[WHAT TO DO] Write out the listing below in full and exactly, leaving out every picture.
[Start of DATA PROVIDED]
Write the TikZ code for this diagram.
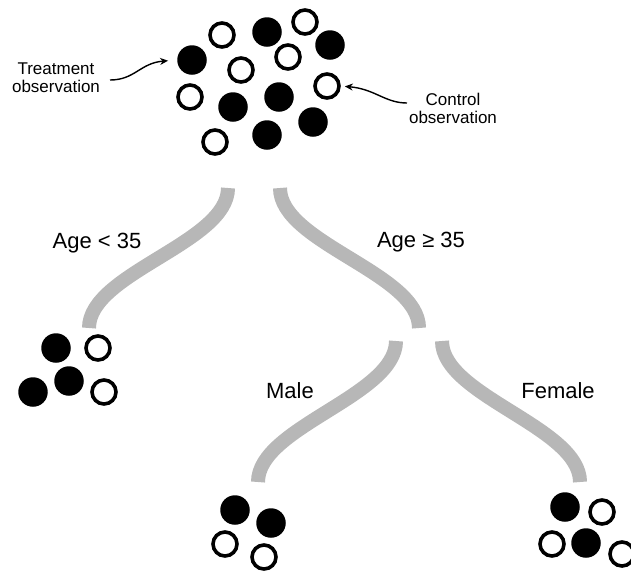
\documentclass[tikz,border=0pt]{standalone}
\usepackage{fontspec}
\setmainfont{Liberation Sans}
\usetikzlibrary{arrows.meta}
\tikzset{
  fullobs/.style={circle,fill=black,inner sep=0pt,minimum size=29.5pt},
  openobs/.style={circle,draw=black,line width=3.6pt,inner sep=0pt,minimum size=24pt},
  branch/.style={line width=14pt,draw={rgb,255:red,183;green,183;blue,183}},
  pointer/.style={line width=1.4pt,-{Stealth[length=8pt,width=7pt]}},
  smalllabel/.style={align=center,font=\fontsize{17}{18.5}\selectfont,inner sep=0pt},
  biglabel/.style={anchor=base,font=\fontsize{22}{24}\selectfont,inner sep=0pt}
}
\begin{document}
\begin{tikzpicture}[x=1pt,y=-1pt]
\useasboundingbox (0,0) rectangle (631,571);
% top cluster
\node[openobs] (a1) at (222,35) {};
\node[fullobs] (a2) at (267,32) {};
\node[openobs] (a3) at (305,22) {};
\node[fullobs] (a4) at (330,45) {};
\node[fullobs] (a5) at (192,60) {};
\node[openobs] (a6) at (288,57) {};
\node[openobs] (a7) at (241,70) {};
\node[openobs] (a8) at (327,86) {};
\node[openobs] (a9) at (190,97) {};
\node[fullobs] (a10) at (233,107) {};
\node[fullobs] (a11) at (279,97) {};
\node[fullobs] (a12) at (313,122) {};
\node[openobs] (a13) at (215,142) {};
\node[fullobs] (a14) at (267,135) {};
% annotations
\node[smalllabel] (tlab) at (56,77.5) {Treatment\\observation};
\node[smalllabel] (clab) at (453,108.5) {Control\\observation};
\coordinate (tstart) at (110,80);
\coordinate (cstart) at (407,103);
\draw[pointer,shorten >=9pt] (tstart) .. controls (135,80) and (140,63) .. (a5.west);
\draw[pointer,shorten >=4pt] (cstart) .. controls (385,103) and (375,89) .. (a8.east);
% branches level 1
\coordinate (l1a) at (228,188);
\coordinate (l1b) at (89,328);
\coordinate (r1a) at (280,188);
\coordinate (r1b) at (419,328);
\draw[branch] (l1a) .. controls (228,243) and (89,273) .. (l1b);
\draw[branch] (r1a) .. controls (280,243) and (419,273) .. (r1b);
\node[biglabel] (lage) at (97,248) {Age < 35};
\node[biglabel] (rage) at (421,247) {Age ≥ 35};
% branches level 2
\coordinate (m2a) at (396,341);
\coordinate (m2b) at (258,482);
\coordinate (f2a) at (442,341);
\coordinate (f2b) at (580,482);
\draw[branch] (m2a) .. controls (396,396) and (258,427) .. (m2b);
\draw[branch] (f2a) .. controls (442,396) and (580,427) .. (f2b);
\node[biglabel] (male) at (290,398) {Male};
\node[biglabel] (female) at (558,398) {Female};
% left leaf
\node[fullobs] (b1) at (56,348) {};
\node[openobs] (b2) at (98,348) {};
\node[fullobs] (b3) at (69,381) {};
\node[fullobs] (b4) at (33,392) {};
\node[openobs] (b5) at (104,392) {};
% male leaf
\node[fullobs] (c1) at (235,510) {};
\node[fullobs] (c2) at (271,523) {};
\node[openobs] (c3) at (225,544) {};
\node[openobs] (c4) at (264,557) {};
% female leaf
\node[fullobs] (d1) at (565,507) {};
\node[openobs] (d2) at (602,512) {};
\node[openobs] (d3) at (552,544) {};
\node[fullobs] (d4) at (586,543) {};
\node[openobs] (d5) at (622,554) {};
\end{tikzpicture}
\end{document}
[End of DATA PROVIDED]
[OUTPUT OF THE EXERCISE]
Write the TikZ code for this diagram.
\documentclass[tikz,border=0pt]{standalone}
\usepackage{fontspec}
\setmainfont{Liberation Sans}
\usetikzlibrary{arrows.meta}
\tikzset{
  fullobs/.style={circle,fill=black,inner sep=0pt,minimum size=29.5pt},
  openobs/.style={circle,draw=black,line width=3.6pt,inner sep=0pt,minimum size=24pt},
  branch/.style={line width=14pt,draw={rgb,255:red,183;green,183;blue,183}},
  pointer/.style={line width=1.4pt,-{Stealth[length=8pt,width=7pt]}},
  smalllabel/.style={align=center,font=\fontsize{17}{18.5}\selectfont,inner sep=0pt},
  biglabel/.style={anchor=base,font=\fontsize{22}{24}\selectfont,inner sep=0pt}
}
\begin{document}
\begin{tikzpicture}[x=1pt,y=-1pt]
\useasboundingbox (0,0) rectangle (631,571);
% top cluster
\node[openobs] (a1) at (222,35) {};
\node[fullobs] (a2) at (267,32) {};
\node[openobs] (a3) at (305,22) {};
\node[fullobs] (a4) at (330,45) {};
\node[fullobs] (a5) at (192,60) {};
\node[openobs] (a6) at (288,57) {};
\node[openobs] (a7) at (241,70) {};
\node[openobs] (a8) at (327,86) {};
\node[openobs] (a9) at (190,97) {};
\node[fullobs] (a10) at (233,107) {};
\node[fullobs] (a11) at (279,97) {};
\node[fullobs] (a12) at (313,122) {};
\node[openobs] (a13) at (215,142) {};
\node[fullobs] (a14) at (267,135) {};
% annotations
\node[smalllabel] (tlab) at (56,77.5) {Treatment\\observation};
\node[smalllabel] (clab) at (453,108.5) {Control\\observation};
\coordinate (tstart) at (110,80);
\coordinate (cstart) at (407,103);
\draw[pointer,shorten >=9pt] (tstart) .. controls (135,80) and (140,63) .. (a5.west);
\draw[pointer,shorten >=4pt] (cstart) .. controls (385,103) and (375,89) .. (a8.east);
% branches level 1
\coordinate (l1a) at (228,188);
\coordinate (l1b) at (89,328);
\coordinate (r1a) at (280,188);
\coordinate (r1b) at (419,328);
\draw[branch] (l1a) .. controls (228,243) and (89,273) .. (l1b);
\draw[branch] (r1a) .. controls (280,243) and (419,273) .. (r1b);
\node[biglabel] (lage) at (97,248) {Age < 35};
\node[biglabel] (rage) at (421,247) {Age ≥ 35};
% branches level 2
\coordinate (m2a) at (396,341);
\coordinate (m2b) at (258,482);
\coordinate (f2a) at (442,341);
\coordinate (f2b) at (580,482);
\draw[branch] (m2a) .. controls (396,396) and (258,427) .. (m2b);
\draw[branch] (f2a) .. controls (442,396) and (580,427) .. (f2b);
\node[biglabel] (male) at (290,398) {Male};
\node[biglabel] (female) at (558,398) {Female};
% left leaf
\node[fullobs] (b1) at (56,348) {};
\node[openobs] (b2) at (98,348) {};
\node[fullobs] (b3) at (69,381) {};
\node[fullobs] (b4) at (33,392) {};
\node[openobs] (b5) at (104,392) {};
% male leaf
\node[fullobs] (c1) at (235,510) {};
\node[fullobs] (c2) at (271,523) {};
\node[openobs] (c3) at (225,544) {};
\node[openobs] (c4) at (264,557) {};
% female leaf
\node[fullobs] (d1) at (565,507) {};
\node[openobs] (d2) at (602,512) {};
\node[openobs] (d3) at (552,544) {};
\node[fullobs] (d4) at (586,543) {};
\node[openobs] (d5) at (622,554) {};
\end{tikzpicture}
\end{document}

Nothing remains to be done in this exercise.